Their sound design is one of the most original I’ve heard. It’s Depeche Mode doing Twin Peaks but with a much more interesting rhythmic approach. Relatively spare, the songs mix 50’s reverb guitar, percolating and ping-ponging synths and rhythm tracks that aren’t simple loops. They’re syncopated and exploded across stereo fractures. Nüte’s guitar is an unusual touch in this electronic grove-scape. Although she uses an Ibanez, it sounds like a Telecaster sent through spring reverb with a modern digital. When she plays the downward slides on “Another Day” you can hear echoes of the Twin Peaks score and late 50s rock. Strip away the vocals, put on headphones and you could get joyously lost in just the instrumental side of this music.

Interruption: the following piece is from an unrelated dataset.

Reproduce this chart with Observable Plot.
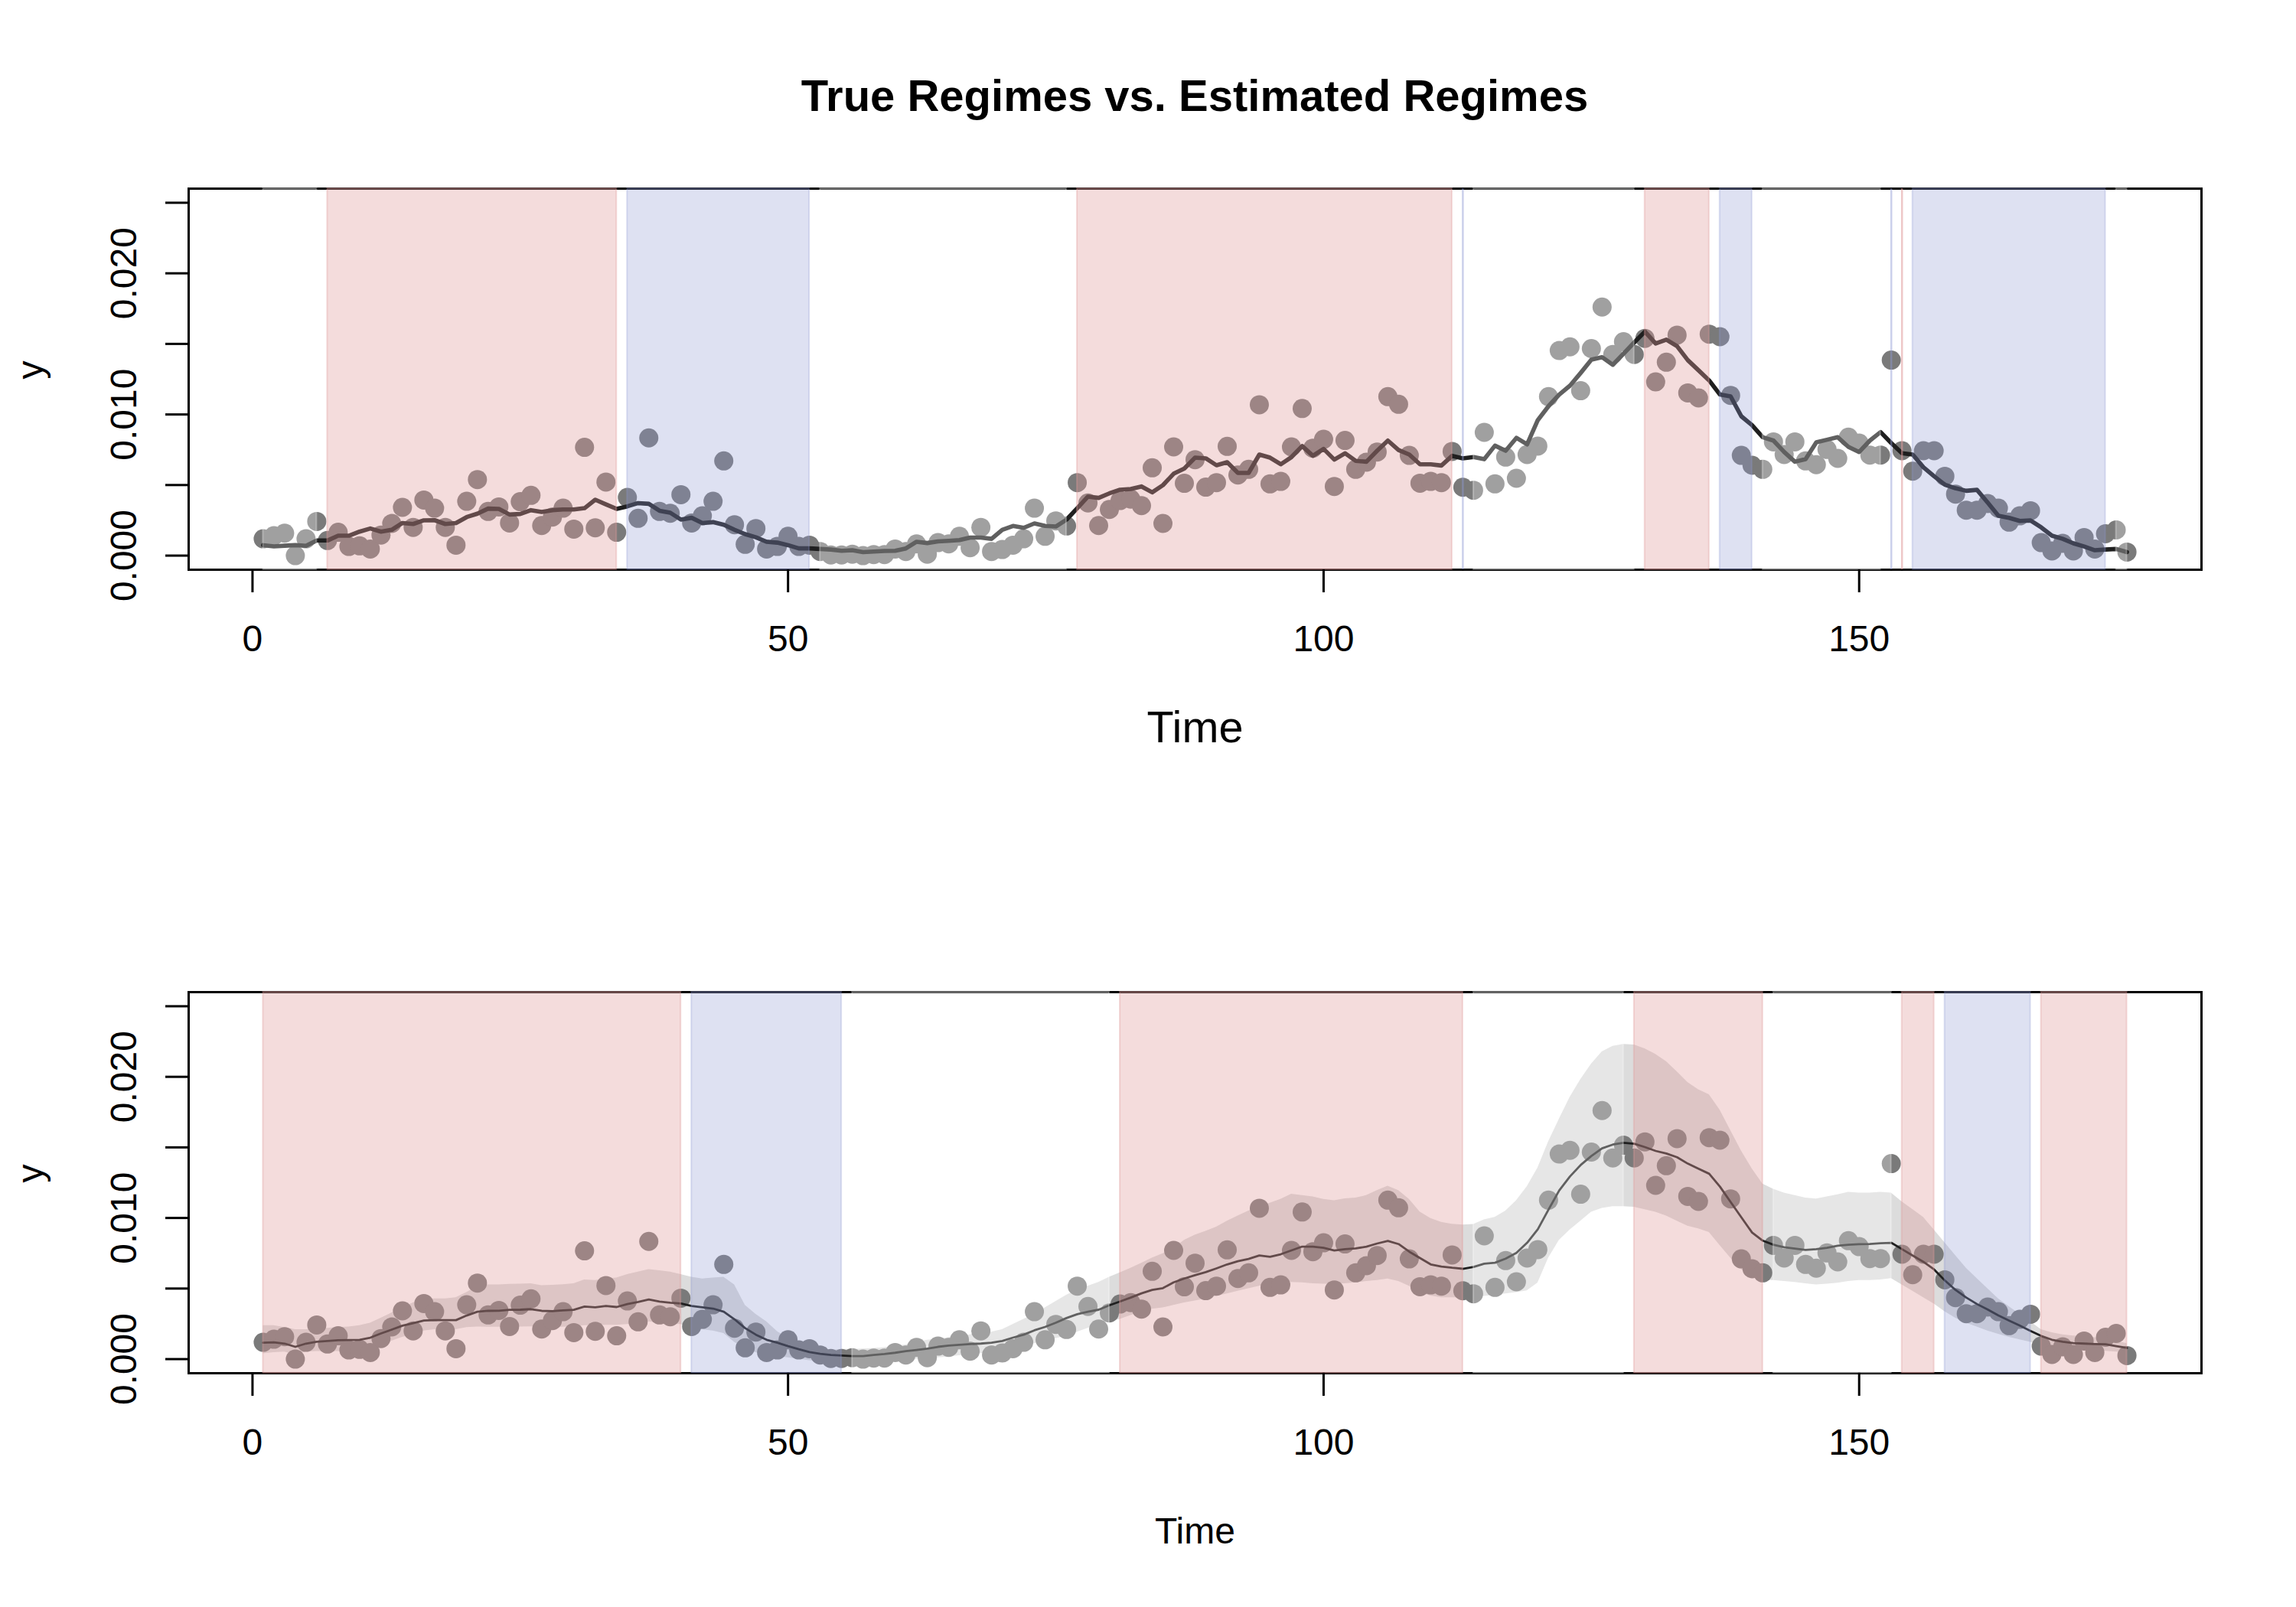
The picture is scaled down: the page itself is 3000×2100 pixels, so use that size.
<!DOCTYPE html>
<html>
<head>
<meta charset="utf-8">
<script src="https://cdn.jsdelivr.net/npm/d3@7"></script>
<script src="https://cdn.jsdelivr.net/npm/@observablehq/plot@0.6"></script>
<style>
html, body { margin: 0; padding: 0; background: #ffffff; }
#page { position: relative; width: 3000px; height: 2100px; background: #ffffff; overflow: hidden;
        font-family: "Liberation Sans", Arial, Helvetica, sans-serif; }
#title { position: absolute; left: 246px; width: 2630px; top: 90px; text-align: center;
         font-weight: bold; font-size: 58px; line-height: 70px; color: #000; }
.panel { position: absolute; left: 0; width: 3000px; height: 1050px; }
</style>
</head>
<body>
<div id="page">
  <div id="title">True Regimes vs. Estimated Regimes</div>
  <div id="top" class="panel" style="top:0px"></div>
  <div id="bottom" class="panel" style="top:1050px"></div>
</div>
<script>
// ---------------- data (values in units of 0.001) ----------------
const time = d3.range(1, 176); // time index 1..175

const obsMilli = [
  1.19, 1.41, 1.59, 0.00, 1.19, 2.42, 1.07, 1.65, 0.65, 0.69,
  0.47, 1.46, 2.28, 3.42, 2.00, 3.94, 3.36, 2.00, 0.74, 3.85,
  5.39, 3.13, 3.45, 2.31, 3.82, 4.27, 2.13, 2.73, 3.36, 1.88,
  7.67, 1.97, 5.21, 1.65, 4.12, 2.64, 8.34, 3.13, 3.00, 4.32,
  2.31, 2.82, 3.85, 6.71, 2.19, 0.80, 1.92, 0.47, 0.65, 1.37,
  0.65, 0.74, 0.29, 0.05, 0.05, 0.10, 0.00, 0.07, 0.07, 0.47,
  0.29, 0.83, 0.10, 0.92, 0.83, 1.37, 0.56, 2.00, 0.29, 0.43,
  0.74, 1.19, 3.36, 1.37, 2.46, 2.10, 5.17, 3.73, 2.13, 3.27,
  3.90, 4.00, 3.54, 6.22, 2.28, 7.70, 5.12, 6.80, 4.85, 5.17,
  7.74, 5.71, 6.11, 10.69, 5.08, 5.26, 7.70, 10.42, 7.61, 8.24,
  4.90, 8.16, 6.11, 6.62, 7.34, 11.26, 10.72, 7.10, 5.13, 5.26,
  5.17, 7.38, 4.84, 4.63, 8.73, 5.08, 6.98, 5.48, 7.16, 7.76,
  11.26, 14.53, 14.79, 11.68, 14.67, 17.61, 14.25, 15.15, 14.25, 15.39,
  12.31, 13.70, 15.62, 11.53, 11.17, 15.69, 15.51, 11.35, 7.10, 6.40,
  6.11, 8.06, 7.16, 8.06, 6.71, 6.44, 7.52, 6.89, 8.39, 7.97,
  7.12, 7.12, 13.85, 7.43, 5.98, 7.43, 7.43, 5.62, 4.36, 3.22,
  3.22, 3.69, 3.36, 2.37, 2.82, 3.18, 0.92, 0.33, 0.87, 0.33,
  1.28, 0.47, 1.55, 1.82, 0.25
];

// top panel: filtered estimate (jagged line)
const filterMilli = [
  0.74, 0.65, 0.70, 0.74, 0.69, 1.07, 1.07, 1.41, 1.41, 1.70,
  1.92, 1.70, 1.83, 2.31, 2.24, 2.50, 2.51, 2.24, 2.31, 2.73,
  2.97, 3.33, 3.31, 2.91, 2.95, 3.22, 3.09, 3.22, 3.27, 3.27,
  3.36, 3.96, 3.63, 3.31, 3.49, 3.72, 3.67, 3.18, 3.04, 2.55,
  2.68, 2.31, 2.37, 2.19, 1.83, 1.52, 1.30, 0.98, 0.92, 0.74,
  0.51, 0.51, 0.47, 0.43, 0.34, 0.38, 0.25, 0.29, 0.33, 0.34,
  0.51, 0.98, 0.89, 1.01, 1.05, 1.10, 1.28, 1.28, 1.19, 1.83,
  2.10, 1.97, 2.28, 2.10, 2.06, 2.55, 3.36, 4.18, 4.09, 4.41,
  4.67, 4.72, 4.90, 4.48, 4.99, 5.80, 6.17, 6.94, 6.89, 6.40,
  6.62, 5.86, 5.86, 7.16, 6.94, 6.47, 6.98, 7.76, 7.07, 7.56,
  6.80, 7.25, 6.71, 6.65, 7.43, 8.15, 7.48, 7.16, 6.47, 6.47,
  6.38, 7.07, 6.89, 6.98, 6.83, 7.79, 7.43, 8.34, 7.88, 9.60,
  10.59, 11.41, 12.04, 12.94, 13.88, 14.06, 13.52, 14.30, 15.10, 15.87,
  15.03, 15.30, 14.84, 13.85, 13.13, 12.41, 11.41, 11.28, 9.87, 9.24,
  8.39, 8.15, 7.34, 6.65, 6.83, 8.03, 8.21, 8.39, 7.70, 7.34,
  8.15, 8.75, 7.97, 7.25, 7.16, 6.26, 5.62, 5.03, 4.77, 4.59,
  4.66, 3.76, 2.82, 2.67, 2.46, 2.49, 2.00, 1.41, 1.19, 0.87,
  0.65, 0.38, 0.43, 0.47, 0.25
];

// bottom panel: smoothed estimate
const smoothMilli = [
  1.16, 1.19, 1.10, 0.87, 1.10, 1.23, 1.28, 1.34, 1.35, 1.37,
  1.52, 1.82, 2.09, 2.37, 2.55, 2.73, 2.76, 2.76, 2.76, 3.09,
  3.36, 3.42, 3.43, 3.49, 3.50, 3.54, 3.42, 3.40, 3.45, 3.49,
  3.72, 3.67, 3.76, 3.69, 3.90, 4.05, 4.23, 4.08, 3.99, 3.94,
  3.76, 3.67, 3.58, 3.36, 2.82, 2.19, 1.73, 1.37, 1.16, 0.92,
  0.70, 0.50, 0.38, 0.29, 0.25, 0.21, 0.21, 0.29, 0.36, 0.45,
  0.56, 0.65, 0.74, 0.87, 0.96, 1.01, 1.07, 1.10, 1.16, 1.28,
  1.52, 1.73, 2.04, 2.28, 2.58, 2.91, 3.18, 3.36, 3.50, 3.81,
  4.08, 4.36, 4.66, 4.90, 5.03, 5.44, 5.71, 5.95, 6.16, 6.43,
  6.71, 6.94, 7.10, 7.34, 7.25, 7.43, 7.70, 7.97, 7.97, 7.88,
  7.70, 7.79, 7.84, 7.97, 8.19, 8.37, 8.15, 7.61, 7.16, 6.71,
  6.56, 6.47, 6.40, 6.53, 6.76, 6.83, 7.12, 7.52, 8.24, 9.20,
  10.60, 11.95, 12.94, 13.75, 14.39, 14.93, 15.20, 15.33, 15.26, 15.02,
  14.75, 14.57, 14.30, 13.85, 13.49, 13.13, 12.22, 11.13, 10.05, 8.97,
  8.39, 8.10, 7.92, 7.83, 7.74, 7.79, 7.88, 8.03, 8.10, 8.14,
  8.16, 8.21, 8.24, 7.79, 7.34, 6.89, 6.35, 5.57, 4.90, 4.36,
  3.90, 3.51, 3.09, 2.73, 2.37, 2.00, 1.64, 1.37, 1.23, 1.14,
  1.10, 1.07, 1.05, 0.92, 0.79
];

const bandHiMilli = [
  2.37, 2.37, 2.24, 2.09, 2.09, 2.13, 2.19, 2.24, 2.28, 2.37,
  2.55, 2.91, 3.27, 3.63, 3.99, 4.23, 4.27, 4.27, 4.36, 4.72,
  5.17, 5.26, 5.26, 5.30, 5.32, 5.35, 5.21, 5.24, 5.28, 5.35,
  5.62, 5.57, 5.68, 5.75, 5.99, 6.17, 6.35, 6.26, 6.17, 5.99,
  5.80, 5.68, 5.75, 5.80, 5.26, 3.81, 3.18, 2.64, 1.95, 1.46,
  1.19, 0.92, 0.69, 0.61, 0.69, 0.70, 0.72, 0.76, 0.82, 0.92,
  1.01, 1.19, 1.34, 1.41, 1.52, 1.59, 1.73, 1.82, 1.91, 2.09,
  2.46, 2.82, 3.18, 3.63, 4.08, 4.53, 4.89, 5.17, 5.44, 5.80,
  6.11, 6.44, 6.80, 7.16, 7.47, 7.84, 8.42, 8.79, 9.06, 9.36,
  9.78, 10.14, 10.50, 10.78, 11.05, 11.32, 11.68, 11.59, 11.50, 11.32,
  11.23, 11.36, 11.41, 11.59, 11.95, 12.26, 11.95, 11.32, 10.42, 9.96,
  9.69, 9.56, 9.51, 9.55, 9.87, 10.05, 10.50, 11.23, 12.21, 13.55,
  15.40, 17.00, 18.55, 19.80, 20.90, 21.77, 22.17, 22.30, 22.26, 21.99,
  21.60, 21.08, 20.36, 19.60, 19.09, 18.73, 17.65, 16.20, 14.75, 13.49,
  12.40, 12.04, 11.77, 11.59, 11.41, 11.35, 11.50, 11.64, 11.82, 11.77,
  11.77, 11.82, 11.77, 11.14, 10.60, 10.05, 9.15, 8.24, 7.34, 6.44,
  5.71, 4.99, 4.27, 3.72, 3.18, 2.64, 2.09, 1.88, 1.73, 1.64,
  1.59, 1.52, 1.41, 1.28, 1.10
];

const bandLoMilli = [
  0.38, 0.47, 0.50, 0.30, 0.50, 0.55, 0.55, 0.55, 0.50, 0.50,
  0.65, 1.00, 1.28, 1.55, 1.73, 2.00, 2.09, 2.09, 2.09, 2.24,
  2.28, 2.26, 2.26, 2.28, 2.28, 2.30, 2.24, 2.24, 2.26, 2.30,
  2.37, 2.37, 2.40, 2.40, 2.46, 2.51, 2.64, 2.55, 2.49, 2.46,
  2.28, 2.09, 2.00, 1.82, 1.19, 0.74, 0.47, 0.29, 0.20, 0.10,
  0.00, -0.10, -0.15, -0.20, -0.20, -0.20, -0.20, -0.18, -0.15, -0.10,
  -0.05, 0.00, 0.05, 0.10, 0.15, 0.25, 0.32, 0.40, 0.47, 0.56,
  0.74, 0.92, 1.10, 1.28, 1.46, 1.64, 1.91, 2.19, 2.46, 2.64,
  2.82, 3.09, 3.36, 3.54, 3.63, 3.81, 3.99, 4.12, 4.27, 4.45,
  4.63, 4.81, 4.99, 5.17, 5.31, 5.35, 5.44, 5.41, 5.35, 5.31,
  5.31, 5.35, 5.41, 5.50, 5.57, 5.68, 5.50, 5.17, 4.72, 4.48,
  4.36, 4.36, 4.36, 4.36, 4.45, 4.53, 4.63, 4.72, 4.84, 5.40,
  7.16, 8.42, 9.15, 9.78, 10.41, 10.69, 10.81, 10.81, 10.77, 10.59,
  10.41, 10.14, 9.78, 9.42, 9.24, 8.97, 8.06, 7.16, 6.35, 5.80,
  5.62, 5.57, 5.50, 5.44, 5.35, 5.26, 5.31, 5.39, 5.50, 5.57,
  5.57, 5.62, 5.71, 5.26, 4.81, 4.36, 3.90, 3.36, 2.91, 2.55,
  2.28, 2.00, 1.77, 1.55, 1.37, 1.19, 0.92, 0.74, 0.65, 0.61,
  0.61, 0.61, 0.56, 0.50, 0.47
];

// regime runs (1 = red regime, 2 = blue regime, 3 = neutral)
const trueStart = [1, 7, 35, 53, 77, 113, 114, 130, 137, 141, 153, 154, 155, 174];
const trueEnd   = [6, 34, 52, 76, 112, 113, 129, 136, 140, 152, 153, 154, 173, 175];
const trueState = [3, 1, 2, 3, 1, 2, 3, 1, 2, 3, 2, 1, 2, 3];

const estStart = [1, 41, 56, 81, 114, 129, 142, 154, 158, 167];
const estEnd   = [40, 55, 80, 113, 128, 141, 153, 157, 166, 175];
const estState = [1, 2, 3, 1, 3, 1, 3, 1, 2, 1];

const xTicks = [0, 50, 100, 150];
const yTicks = [0, 0.005, 0.010, 0.015, 0.020, 0.025];
const yLabelTicks = [0, 0.010, 0.020];

// ---------------- styling ----------------
const regimeFill  = {1: "rgb(224,156,156)", 2: "rgb(143,153,211)", 3: "#ffffff"};
const regimeAlpha = {1: 0.35, 2: 0.29, 3: 0.29};
const pointFill = "#7a7a7a";
const lineColor = "#1f1f1f";
const bandFill = "#dcdcdc";
const FONT = '"Liberation Sans", Arial, Helvetica, sans-serif';

function runs(starts, ends, states) {
  return starts.map((s, i) => ({start: s, end: ends[i], state: states[i]}));
}

function makePanel({runList, fitMilli, band, fitWidth, timeSize}) {
  const pts = time.map((t, i) => ({t, y: obsMilli[i] / 1000}));
  const fit = time.map((t, i) => ({t, y: fitMilli[i] / 1000}));
  const marks = [];
  if (band) {
    const bandRows = time.map((t, i) => ({t, lo: bandLoMilli[i] / 1000, hi: bandHiMilli[i] / 1000}));
    marks.push(Plot.areaY(bandRows, {x: "t", y1: "lo", y2: "hi", fill: bandFill}));
  }
  marks.push(Plot.dot(pts, {x: "t", y: "y", r: 12.5, fill: pointFill}));
  marks.push(Plot.line(fit, {x: "t", y: "y", stroke: lineColor, strokeWidth: fitWidth, strokeLinejoin: "round"}));
  marks.push(Plot.frame({stroke: "#000", strokeWidth: 3}));
  for (const s of [1, 2, 3]) {
    const wide = runList.filter(d => d.state === s && d.end > d.start);
    const thin = runList.filter(d => d.state === s && d.end === d.start);
    marks.push(Plot.rect(wide, {x1: "start", x2: "end", fill: regimeFill[s], fillOpacity: regimeAlpha[s],
      stroke: regimeFill[s], strokeOpacity: regimeAlpha[s], strokeWidth: 2}));
    if (thin.length) marks.push(Plot.ruleX(thin, {x: "start", stroke: regimeFill[s], strokeOpacity: Math.min(1, regimeAlpha[s] * 1.6), strokeWidth: 2.5}));
  }
  marks.push(Plot.axisX({ticks: xTicks, tickSize: 30, tickPadding: 42, strokeWidth: 3, fontSize: 48,
    tickFormat: d => String(d), label: null}));
  marks.push(Plot.axisY({ticks: yTicks, tickSize: 30, strokeWidth: 3, tickFormat: () => "", label: null}));
  marks.push(Plot.axisY({ticks: yLabelTicks, tickSize: 0, tickPadding: 84, rotate: -90, textAnchor: "middle",
    fontSize: 48, tickFormat: d3.format(".3f"), label: null}));
  marks.push(Plot.text(["Time"], {text: d => d, frameAnchor: "bottom", dy: 207, fontSize: timeSize, lineAnchor: "middle"}));
  marks.push(Plot.text(["y"], {text: d => d, frameAnchor: "left", dx: -206, rotate: -90, fontSize: 48, lineAnchor: "middle"}));

  return Plot.plot({
    width: 3000, height: 1050,
    marginTop: 246, marginBottom: 306, marginLeft: 246, marginRight: 124,
    x: {domain: [-5.96, 181.96]},
    y: {domain: [-0.001, 0.026]},
    style: {fontFamily: FONT, fontSize: "48px", background: "transparent", overflow: "visible", color: "#000"},
    marks
  });
}

document.getElementById("top").append(makePanel({
  runList: runs(trueStart, trueEnd, trueState), fitMilli: filterMilli, band: false, fitWidth: 5.6, timeSize: 57.6
}));
document.getElementById("bottom").append(makePanel({
  runList: runs(estStart, estEnd, estState), fitMilli: smoothMilli, band: true, fitWidth: 2.8, timeSize: 48
}));
</script>
</body>
</html>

Then there is the distinctive voice of Vif Nüte. She’s not one of those ethereal electronica girls. She has power and authority. There is an accent in her voice, but it sounds less Russian and more affected much like Lana Del Rey, which she sounds a lot like on “Broken Toy.” Another song of alienation, “Broken Toy” is not about her living in a foreign land but “not fitting in with my tribe with my kind.” Written in 2020 prior to the war and emigration, it’s easy to read her disaffection with the Russian autocracy.

Nüte is working out a lot of deep, and possibly traumatic emotions here.  Songs like “Do You Hear Me” are clearly pleas for recognition and acknowledgement, which she doesn’t believe is forthcoming. Alienation is again, at the root of her psyche when it spills out on “My Blues,” a song of luxurious desolation.

Veiila with Bes Eirid and Vif NüteThere’s a goth influence in this music. It rises up from the tomb on songs like “Cool” where Nüte sings in a gruff, dragging voice, intoning “I see right through you. You’ve got no clue,” before releasing a popish chorus.

The intro of “Push the Pedal” reminded me of the intro to Spooky Tooth’s “Lost in My Dream” with its low rumble, backwards effects, and staccato strings. It all slips into an eight-note wordless vocal loop, as synths swirl in and Nüte begins intoning her need to “get away.” I’d normally interpret this as a break-up song, but in VEiiLA’s case, it seems much more political.

To say that VEiiLA is melancholic would be an understatement. But rarely is alienation rendered so beautifully and in such an original, compelling fashion. Bes Eirid and Vif Nüte have taken us inside their heads, inside the internal conversations you don’t say out loud, but they do, in a perfectly articulated sonic landscape. There is no sentimentality in Sentimental Craving for Beauty, but they are yearning for beauty and they attain it.